Just as parallelograms and rhombuses dance with their own unique angular relationships, the trapezoid presents yet another fascinating variation within the world of quadrilaterals. Unlike its more symmetrical cousins, the trapezoid embraces asymmetry, often defined by just a single pair of parallel sides. This seemingly simple constraint gives rise to a unique interplay of angles that demands closer examination.

Defining the Trapezoid: More Than Just Parallel Sides

A trapezoid, also known as a trapezium in some regions, is a quadrilateral characterized by having at least one pair of parallel sides. These parallel sides are often referred to as the bases of the trapezoid. The non-parallel sides are called the legs or lateral sides.

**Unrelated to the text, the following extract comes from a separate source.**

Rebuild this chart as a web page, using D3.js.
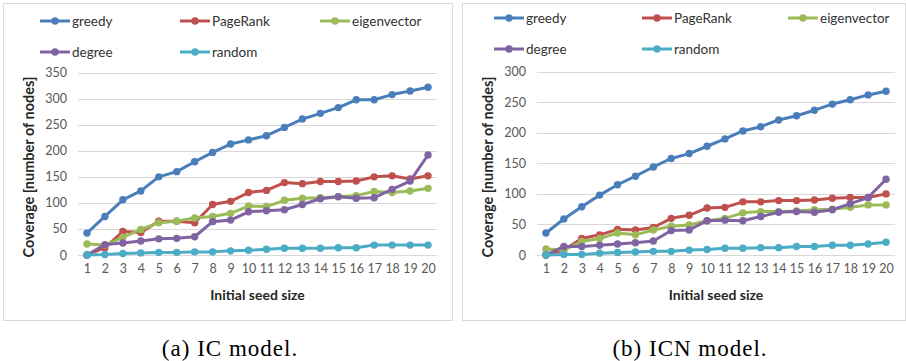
<!DOCTYPE html>
<html>
<head>
<meta charset="utf-8">
<script src="https://cdn.jsdelivr.net/npm/d3@7"></script>
<style>
  body { margin: 0; background: #fff; }
  svg { display: block; }
</style>
</head>
<body>
<svg width="906" height="361"></svg>
<script>
// Kategorier (initial seed size)
const seeds = [1, 2, 3, 4, 5, 6, 7, 8, 9, 10, 11, 12, 13, 14, 15, 16, 17, 18, 19, 20];
const seriesNames = ["greedy", "PageRank", "eigenvector", "degree", "random"];
const seriesColors = ["#4a7ebb", "#c0504d", "#9bbb59", "#8064a2", "#4bacc6"];

// (a) IC model
const icGreedy = [42, 74, 106, 123, 150, 160, 179, 197, 213, 221, 229, 245, 261, 272, 283, 298, 298, 308, 315, 322];
const icPageRank = [0, 14, 45, 43, 65, 65, 62, 97, 103, 120, 124, 139, 137, 141, 141, 142, 150, 152, 146, 152];
const icEigen = [21, 19, 34, 49, 62, 65, 71, 74, 80, 94, 93, 105, 109, 110, 112, 114, 122, 120, 123, 128];
const icDegree = [0, 20, 23, 27, 31, 32, 35, 64, 67, 83, 85, 87, 97, 108, 112, 109, 110, 126, 142, 192];
const icRandom = [0, 1, 3, 4, 5, 5, 6, 6, 8, 9, 11, 13, 13, 13, 14, 14, 19, 19, 19, 19];
const icTicks = [0, 50, 100, 150, 200, 250, 300, 350];

// (b) ICN model
const icnGreedy = [36, 59, 79, 98, 115, 129, 144, 158, 166, 178, 190, 203, 210, 221, 228, 237, 247, 254, 262, 268];
const icnPageRank = [0, 8, 27, 33, 42, 41, 45, 60, 65, 77, 78, 87, 87, 89, 89, 90, 93, 94, 94, 100];
const icnEigen = [10, 8, 22, 27, 36, 33, 41, 47, 49, 56, 60, 69, 71, 71, 72, 74, 75, 78, 82, 82];
const icnDegree = [0, 14, 14, 16, 18, 20, 23, 40, 41, 56, 57, 56, 63, 70, 71, 70, 74, 84, 94, 124];
const icnRandom = [0, 1, 1, 3, 4, 5, 6, 6, 8, 9, 11, 11, 12, 12, 14, 14, 16, 16, 18, 21];
const icnTicks = [0, 50, 100, 150, 200, 250, 300];

const svg = d3.select("svg");
const font = "Lato, 'Open Sans', sans-serif";

// Tegner et panel med legend, akser og linjer
function drawPanel(p) {
  const g = svg.append("g");

  // ramme
  g.append("rect")
    .attr("x", p.box[0] + 0.5).attr("y", 3.5)
    .attr("width", p.box[1] - p.box[0]).attr("height", 317)
    .attr("fill", "#fff").attr("stroke", "#d9d9d9");

  const x = d3.scalePoint().domain(seeds).range(p.xr).padding(0.5);
  const y = d3.scaleLinear().domain([0, d3.max(p.ticks)]).range([255, p.yTop]);

  // gitterlinjer
  g.selectAll(".grid").data(p.ticks).join("line")
    .attr("x1", p.xr[0]).attr("x2", p.xr[1])
    .attr("y1", d => Math.round(y(d)) + 0.5).attr("y2", d => Math.round(y(d)) + 0.5)
    .attr("stroke", "#d9d9d9");

  // y akse
  const yAxis = g.append("g")
    .attr("transform", `translate(${p.xr[0] - 11},0)`)
    .call(d3.axisLeft(y).tickValues(p.ticks).tickSize(0).tickPadding(0));
  yAxis.select(".domain").remove();
  yAxis.selectAll("text").attr("font-family", font).attr("font-size", 12.5).attr("fill", "#595959");

  // x akse
  const xAxis = g.append("g")
    .attr("transform", "translate(0,262)")
    .call(d3.axisBottom(x).tickSize(0).tickPadding(2));
  xAxis.select(".domain").remove();
  xAxis.selectAll("text").attr("font-family", font).attr("font-size", 12.5).attr("fill", "#595959");

  // akse titler
  g.append("text")
    .attr("transform", `translate(${p.yTitleX},167) rotate(-90)`)
    .attr("text-anchor", "middle").attr("dy", "0.35em")
    .attr("font-family", font).attr("font-weight", "bold").attr("font-size", 14.5)
    .attr("fill", "#262626")
    .text("Coverage [number of nodes]");

  g.append("text")
    .attr("x", (p.xr[0] + p.xr[1]) / 2).attr("y", 300)
    .attr("text-anchor", "middle")
    .attr("font-family", font).attr("font-weight", "bold").attr("font-size", 14)
    .attr("fill", "#262626")
    .text("Initial seed size");

  // linjer
  const line = d3.line().x((d, i) => x(seeds[i])).y(d => y(d));
  p.series.forEach((vals, si) => {
    g.append("path")
      .datum(vals)
      .attr("d", line)
      .attr("fill", "none")
      .attr("stroke", seriesColors[si])
      .attr("stroke-width", 3)
      .attr("stroke-linejoin", "round");
    g.selectAll(null).data(vals).join("circle")
      .attr("cx", (d, i) => x(seeds[i]))
      .attr("cy", d => y(d))
      .attr("r", 3.7)
      .attr("fill", seriesColors[si]);
  });

  // legend
  seriesNames.forEach((name, i) => {
    const lx = p.legX[i % 3];
    const ly = i < 3 ? p.legY[0] : p.legY[1];
    const lg = g.append("g").attr("transform", `translate(${lx},${ly})`);
    lg.append("line").attr("x1", 0).attr("x2", 30).attr("y1", 0).attr("y2", 0)
      .attr("stroke", seriesColors[i]).attr("stroke-width", 3);
    lg.append("circle").attr("cx", 15).attr("cy", 0).attr("r", 3.7).attr("fill", seriesColors[i]);
    lg.append("text").attr("x", 32).attr("y", 0).attr("dy", "0.35em")
      .attr("font-family", font).attr("font-size", 13.5).attr("fill", "#333")
      .text(name);
  });

  // billedtekst
  svg.append("text")
    .attr("x", p.capX).attr("y", 356)
    .attr("text-anchor", "middle")
    .attr("font-family", "'Liberation Serif', 'DejaVu Serif', serif")
    .attr("font-size", 23).attr("letter-spacing", 1).attr("fill", "#000")
    .text(p.caption);
}

drawPanel({
  box: [3, 452], xr: [78, 437], yTop: 72.7, ticks: icTicks,
  series: [icGreedy, icPageRank, icEigen, icDegree, icRandom],
  legX: [40, 180, 320], legY: [21, 52], yTitleX: 29,
  capX: 230, caption: "(a) IC model."
});

drawPanel({
  box: [462, 905], xr: [537, 895], yTop: 71.7, ticks: icnTicks,
  series: [icnGreedy, icnPageRank, icnEigen, icnDegree, icnRandom],
  legX: [494, 642, 788], legY: [18, 49], yTitleX: 488,
  capX: 690, caption: "(b) ICN model."
});
</script>
</body>
</html>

It’s crucial to emphasize the "at least" in the definition. This means that parallelograms, rectangles, squares, and rhombuses can technically be considered trapezoids, as they all possess at least one pair of parallel sides. However, in most contexts, the term "trapezoid" refers specifically to quadrilaterals that only have one pair of parallel sides.

Angle Relationships in Trapezoids: A Closer Look

The angles formed by the parallel and non-parallel sides of a trapezoid exhibit a distinct relationship stemming from the properties of parallel lines cut by a transversal. When a transversal intersects two parallel lines, several angle relationships emerge, including:

• Same-side interior angles are supplementary: This is the cornerstone of understanding trapezoid angles.

Supplementary Angles and Parallel Sides

Consider a trapezoid ABCD, where AB is parallel to CD. The legs, AD and BC, act as transversals. This means that angle A and angle D, which are same-side interior angles formed by transversal AD, are supplementary.

In other words, they add up to 180 degrees (∠A + ∠D = 180°). Similarly, angles B and C, formed by transversal BC, are also supplementary (∠B + ∠C = 180°).

It’s important to note that only the angles on the same leg are guaranteed to be supplementary. There is no inherent relationship between angles A and B, or angles C and D, unless the trapezoid possesses additional properties, such as being an isosceles trapezoid.

Isosceles Trapezoids: Adding Symmetry to the Mix

An isosceles trapezoid is a special type of trapezoid where the non-parallel sides (legs) are equal in length. This added symmetry leads to further unique angle properties:

• Base angles are congruent: The angles formed by each base and its adjacent legs are equal.

  In isosceles trapezoid ABCD (with AB parallel to CD and AD = BC), this means that ∠A = ∠B and ∠C = ∠D.

• Diagonals are congruent: Although not directly related to angles formed by parallel sides, it’s a notable property.

Understanding these angle properties is essential for solving geometric problems involving trapezoids and for appreciating the nuances of this unique quadrilateral.

So, now you’ve got a handle on quadrilateral angle properties! Go forth, calculate those angles, and impress your friends with your newfound knowledge. Remember, geometry can be fun (who knew?).